Personal information
- Full name: Yulissa Noelia Zamudio Ore
- Nationality: Peruvian
- Born: 24 March 1976 (age 49)
- Height: 1.85 m (6 ft 1 in)
- College / University: Universidad San Martín

Volleyball information
- Position: Middle blocker
- Number: 14 (1996) 7 (2000)

National team
| 1991–2000, 2006–2014 | Peru |

Honours
Women's volleyball
Representing Peru
Pan American Games
| Bronze medal – third place | 1991 Havana | Team |
South American Championship
| Silver medal – second place | 1995 Porto Alegre |  |
| Silver medal – second place | 1997 Lima |  |
| Silver medal – second place | 2007 Rancagua / Santiago |  |
| Bronze medal – third place | 2011 Callao |  |
| Bronze medal – third place | 2013 Ica |  |

= Yulissa Zamudio =

Peruvian volleyball player

Yulissa Noelia Zamudio Ore (born 24 March 1976), more commonly known as Yulissa Zamudio, is a Peruvian former volleyball player.
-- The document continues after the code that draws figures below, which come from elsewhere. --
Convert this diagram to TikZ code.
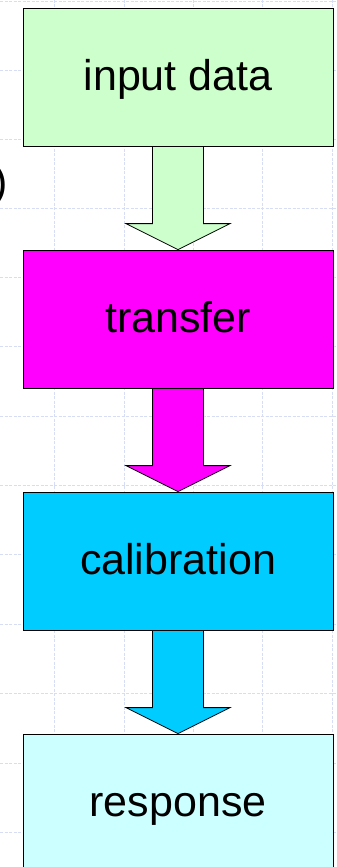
\documentclass[tikz,border=0pt]{standalone}
\usepackage{fontspec}
\setmainfont{Liberation Sans}
\usetikzlibrary{calc,backgrounds,shadows}
\definecolor{cInput}{HTML}{CCFFCC}
\definecolor{cTransfer}{HTML}{FF00FF}
\definecolor{cCalib}{HTML}{00CCFF}
\definecolor{cResp}{HTML}{CCFFFF}
\definecolor{cGrid}{HTML}{D6DDF5}
\tikzset{
  gridline/.style={draw=cGrid, line width=0.9pt, dash pattern=on 3pt off 1.5pt},
  stagebox/.style={draw=black, line width=0.8pt, minimum width=310pt, minimum height=138pt,
    inner sep=0pt, text height=35pt, text depth=9pt, font=\fontsize{43}{50}\selectfont,
    drop shadow={shadow xshift=1.3pt, shadow yshift=-1.3pt, fill=gray!80, opacity=1}},
  blockarrow/.style={draw=black, line width=0.8pt}
}
\newcommand{\blockarr}[3]{%
  \fill[#3] ($(#1.south)+(-25.5,0)$) -- ($(#2.north)+(-25.5,-26)$) -- ($(#2.north)+(-52,-26)$)
    -- (#2.north) -- ($(#2.north)+(52,-26)$) -- ($(#2.north)+(25.5,-26)$) -- ($(#1.south)+(25.5,0)$) -- cycle;
  \draw[blockarrow] ($(#1.south)+(-25.5,0)$) -- ($(#2.north)+(-25.5,-26)$) -- ($(#2.north)+(-52,-26)$)
    -- (#2.north) -- ($(#2.north)+(52,-26)$) -- ($(#2.north)+(25.5,-26)$) -- ($(#1.south)+(25.5,0)$);
}
\begin{document}
\begin{tikzpicture}[x=1pt,y=-1pt]
\useasboundingbox (0,0) rectangle (337,867);
\clip (0,0) rectangle (337,867);
\begin{scope}[on background layer]
\fill[white] (0,0) rectangle (337,867);
\foreach \x in {54,124,193,262,332} \draw[gridline] (\x,0) -- (\x,867);
\foreach \y in {1,70,139,208,277,346,416,485,554,624,693,763,832} \draw[gridline] (0,\y) -- (337,\y);
\end{scope}

\node[font=\fontsize{43}{50}\selectfont, anchor=base east, inner sep=0pt] (paren) at (8,196) {)};

\node[stagebox, fill=cInput] (input) at (178,77) {input data};
\node[stagebox, fill=cTransfer] (transfer) at (178,319) {transfer};
\node[stagebox, fill=cCalib] (calib) at (178,561) {calibration};
\node[stagebox, fill=cResp] (resp) at (178,803) {response};

\begin{scope}[on background layer]
\blockarr{input}{transfer}{cInput}
\blockarr{transfer}{calib}{cTransfer}
\blockarr{calib}{resp}{cCalib}
\end{scope}
\end{tikzpicture}
\end{document}
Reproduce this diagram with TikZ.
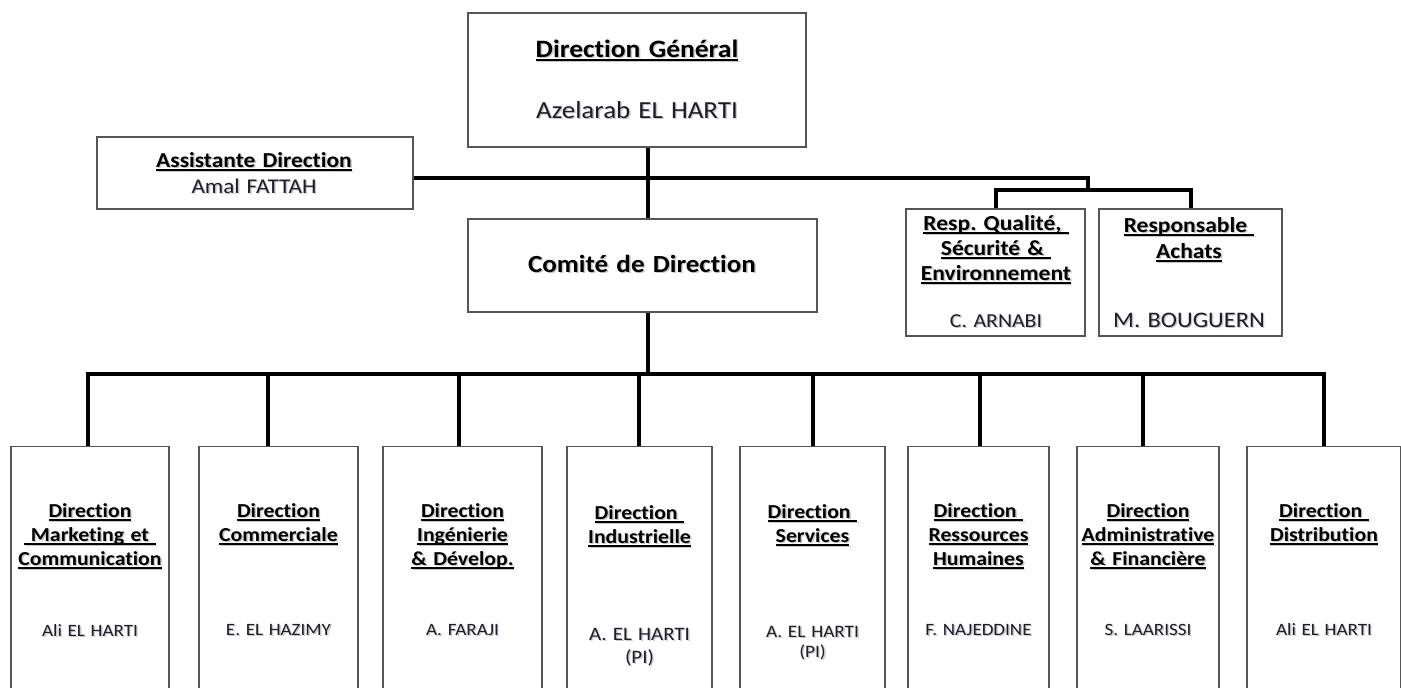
\documentclass[tikz,border=0pt]{standalone}
\usepackage{fontspec}
\setmainfont{Carlito}[FakeStretch=1.1, WordSpace=0.9, Ligatures=NoCommon]
\frenchspacing
\definecolor{boxgray}{RGB}{85,85,85}
\definecolor{nametext}{RGB}{28,28,45}
\definecolor{shade}{RGB}{200,200,200}
% text line with a soft drop shadow
\newcommand\sh[1]{\leavevmode\rlap{\hspace{1.4pt}\raisebox{-1.4pt}{\textcolor{shade}{#1}}}#1}
% underlined heading line with its shadow, the rule just under the baseline
\newcommand\ulbox[1]{\leavevmode\setbox0\hbox{#1}%
  \rlap{\hspace{1.4pt}\textcolor{shade}{\rule[-5pt]{\wd0}{1.4pt}}}%
  \rlap{\hspace{1.4pt}\raisebox{-1.4pt}{\textcolor{shade}{\copy0}}}%
  \rlap{\rule[-3.6pt]{\wd0}{1.4pt}}\box0}
\begin{document}
\begin{tikzpicture}[x=1pt,y=-1pt,
  box/.style={draw=boxgray, line width=1.3pt, fill=white, inner sep=0},
  conn/.style={line width=4pt, black},
  txt/.style={text width=300pt, align=center, anchor=base, inner sep=0},
  ttl/.style={txt, font=\bfseries\fontsize{19.8}{24}\selectfont},
  nm/.style={txt, text=nametext, font=\fontsize{17.3}{22}\selectfont}]
\clip (0,0) rectangle (1401,688);
\fill[white] (0,0) rectangle (1401,688);

% upper level
\node[box, minimum width=338, minimum height=134] (dg) at (637,80) {};
\node[box, minimum width=316, minimum height=72] (as) at (255,173) {};
\node[box, minimum width=349, minimum height=93] (cd) at (642.5,265.5) {};
\node[box, minimum width=179, minimum height=127] (q) at (995.5,272.5) {};
\node[box, minimum width=183, minimum height=127] (ach) at (1190.5,272.5) {};

\node[txt, font=\bfseries\fontsize{25}{28}\selectfont] (dgt) at (637,57) {\ulbox{Direction Général}};
\node[txt, text=nametext, font=\fontsize{24.5}{28}\selectfont] (dgn) at (637,118) {\sh{Azelarab EL HARTI}};
\node[txt, font=\bfseries\fontsize{21.3}{24}\selectfont] (ast) at (254,167) {\ulbox{Assistante Direction}};
\node[txt, text=nametext, font=\fontsize{21}{24}\selectfont] (asn) at (254,193) {\sh{Amal FATTAH}};
\node[txt, font=\bfseries\fontsize{24.6}{28}\selectfont] (cdt) at (642,272) {\sh{Comité de Direction}};
\node[txt, font=\bfseries\fontsize{21.4}{25}\selectfont] (qt) at (996,230)
  {\ulbox{Resp. Qualité,\ }\\\ulbox{Sécurité \&\ }\\\ulbox{Environnement}};
\node[txt, text=nametext, font=\fontsize{19.8}{22}\selectfont] (qn) at (996,327) {\sh{C. ARNABI}};
\node[txt, font=\bfseries\fontsize{21.4}{26}\selectfont] (acht) at (1189,232)
  {\ulbox{Responsable\ }\\\ulbox{Achats}};
\node[txt, text=nametext, font=\fontsize{22.2}{24}\selectfont] (achn) at (1189,327) {\sh{M. BOUGUERN}};

% directions
\node[box, minimum width=158, minimum height=260, anchor=north] (b1) at (90,446) {};
\node[box, minimum width=159, minimum height=260, anchor=north] (b2) at (278.5,446) {};
\node[box, minimum width=159, minimum height=260, anchor=north] (b3) at (462.5,446) {};
\node[box, minimum width=145, minimum height=260, anchor=north] (b4) at (639.5,446) {};
\node[box, minimum width=145, minimum height=260, anchor=north] (b5) at (812.5,446) {};
\node[box, minimum width=141, minimum height=260, anchor=north] (b6) at (978.5,446) {};
\node[box, minimum width=142, minimum height=260, anchor=north] (b7) at (1148,446) {};
\node[box, minimum width=154, minimum height=260, anchor=north] (b8) at (1324,446) {};

\node[ttl] (t1) at (90,517) {\ulbox{Direction}\\\ulbox{\ Marketing et\ }\\\ulbox{Communication}};
\node[ttl] (t2) at (278.5,517) {\ulbox{Direction}\\\ulbox{Commerciale}};
\node[ttl] (t3) at (462.5,517) {\ulbox{Direction}\\\ulbox{Ingénierie}\\\ulbox{\& Dévelop.}};
\node[ttl] (t4) at (639.5,519) {\ulbox{Direction\ }\\\ulbox{Industrielle}};
\node[ttl] (t5) at (812.5,518) {\ulbox{Direction\ }\\\ulbox{Services}};
\node[ttl] (t6) at (978.5,517) {\ulbox{Direction\ }\\\ulbox{Ressources}\\\ulbox{Humaines}};
\node[ttl] (t7) at (1148,517) {\ulbox{Direction}\\\ulbox{Administrative}\\\ulbox{\& Financière}};
\node[ttl] (t8) at (1324,517) {\ulbox{Direction\ }\\\ulbox{Distribution}};

\node[nm] (n1) at (90,636) {\sh{Ali EL HARTI}};
\node[nm] (n2) at (278.5,635) {\sh{E. EL HAZIMY}};
\node[nm] (n3) at (462.5,635) {\sh{A. FARAJI}};
\node[nm, font=\fontsize{19}{23}\selectfont] (n4) at (639.5,640) {\sh{A. EL HARTI}\\\sh{(PI)}};
\node[nm, font=\fontsize{17.5}{20}\selectfont] (n5) at (812.5,637) {\sh{A. EL HARTI}\\\sh{(PI)}};
\node[nm] (n6) at (978.5,635) {\sh{F. NAJEDDINE}};
\node[nm] (n7) at (1148,635) {\sh{S. LAARISSI}};
\node[nm] (n8) at (1324,635) {\sh{Ali EL HARTI}};

% connectors
\coordinate (spine) at (648,0);
\coordinate (j1) at (1088,178);
\coordinate (j2) at (1088,190);
\coordinate (bus) at (648,374);
\coordinate (d1) at (88,0);
\coordinate (d2) at (268,0);
\coordinate (d3) at (459,0);
\coordinate (d4) at (639,0);
\coordinate (d5) at (813,0);
\coordinate (d6) at (980,0);
\coordinate (d7) at (1143,0);
\coordinate (d8) at (1324,0);

\draw[conn] (dg.south -| spine) -- (cd.north -| spine);
\draw[conn] (as.east |- j1) -- (j1) -- (j2);
\draw[conn] (q.north) |- (j2) -| (ach.north);
\draw[conn] (cd.south -| spine) -- (bus);
\draw[conn] (b1.north -| d1) |- (bus) -| (b8.north -| d8);
\foreach \i in {2,...,7}
  \draw[conn] (b\i.north -| d\i) -- (d\i |- bus);
\end{tikzpicture}
\end{document}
Zamudio competed with the Peruvian women's national volleyball team at the 1996 Summer Olympics in Atlanta and the 2000 Summer Olympics in Sydney, finishing in eleventh place in both tournaments. She was a middle blocker.

Zamudio competed at the 2010 FIVB World Championship in Japan.

==Club volleyball==

Zamudio played club volleyball for Alianza Lima, AD A Pinguela, and Latino Amisa.